Leibsohn's startup, which he launched in 2013 with Alex Chung and Jace Cooke, is growing rapidly. To date, the company has served more than half a trillion GIFs based on references to movies, television, sports, music, politics, and more. (Leibsohn says Giphy has struck deals with most major television networks and sports leagues, as well as political groups including the GOP and the DNC.)

Though the startup has yet to see any revenue, it gets roughly 160 million unique viewers per month. In February of this year, Giphy raised an additional $50 million in venture capital funding, bringing its total capital raised to more than $78 million, for a reported $300 million valuation. 

While Giphy hasn't disclosed how it plans to generate sales, it's not unreasonable to assume it would do so through advertisements, much in the way that Google does.

"Our core experience is search," said Leibsohn. "We're a search engine powering Facebook, Twitter, and Slack, with a lot more coming. If you look around the world, there are other search engines, and they make money in some pretty obvious ways," he added. "You can probably draw a connection."

Of course, at just 52 employees, with offices in New York City and a studio in Los Angeles, it's premature to be comparing Giphy to global players. Still, it's worth pointing out that the company reaches billions of eyeballs, and largely Millennials'. That's an attractive offering to brands hoping to harness the generation's roughly $200 billion spending power.  

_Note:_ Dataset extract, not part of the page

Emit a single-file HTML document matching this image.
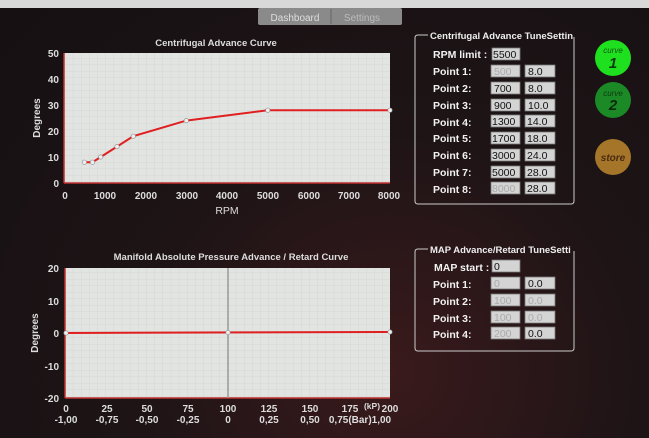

"If you think of GIFs as language, and language is just a series of thoughts and concepts, then you [as a brand] can make thoughts and concepts that adhere to your brand guidelines," Leibsohn explains. "The exposure is authentic. It's the marketing you could never buy." 

Giphy works directly with a number of companies to generate promotional content, including HBO. It also licenses out its API (application programming interface) to businesses for free, most recently to apps that provide learning tools to students with autism.

"Linear stories and linear plot lines really give children with autism a lot of anxiety, because if they miss something, they feel like they can't get it back again," Leibsohn said. "But because the GIF loops, because it's small and compact, there's no fear of missing the point. Now they're learning more."

As with all marketing, brands need to be sensitive when using GIFs, since not all content is tonally appropriate. Consider that earlier this year, Google upset many users when it integrated a GIF of a minion dropping a microphone into its email function as an April fool's joke (which some pressed accidentally, on messages containing sensitive content.)

"It's just a matter of finding the right visual for the thing you're trying to express," advises Leibsohn. "You can be serious, you can be truthful, and you can be factual in GIF format." 

Consider, too, that GIFs may communicate to a more visually oriented customer or client. "We've conflated literacy for intelligence," Leibsohn added. "Just because you can read doesn't mean you're smart, and just because you can't read doesn't mean you're stupid. These aren't apples to apples. It [the GIF] might in some instances be better for people who are really smart but can't communicate verbally very well."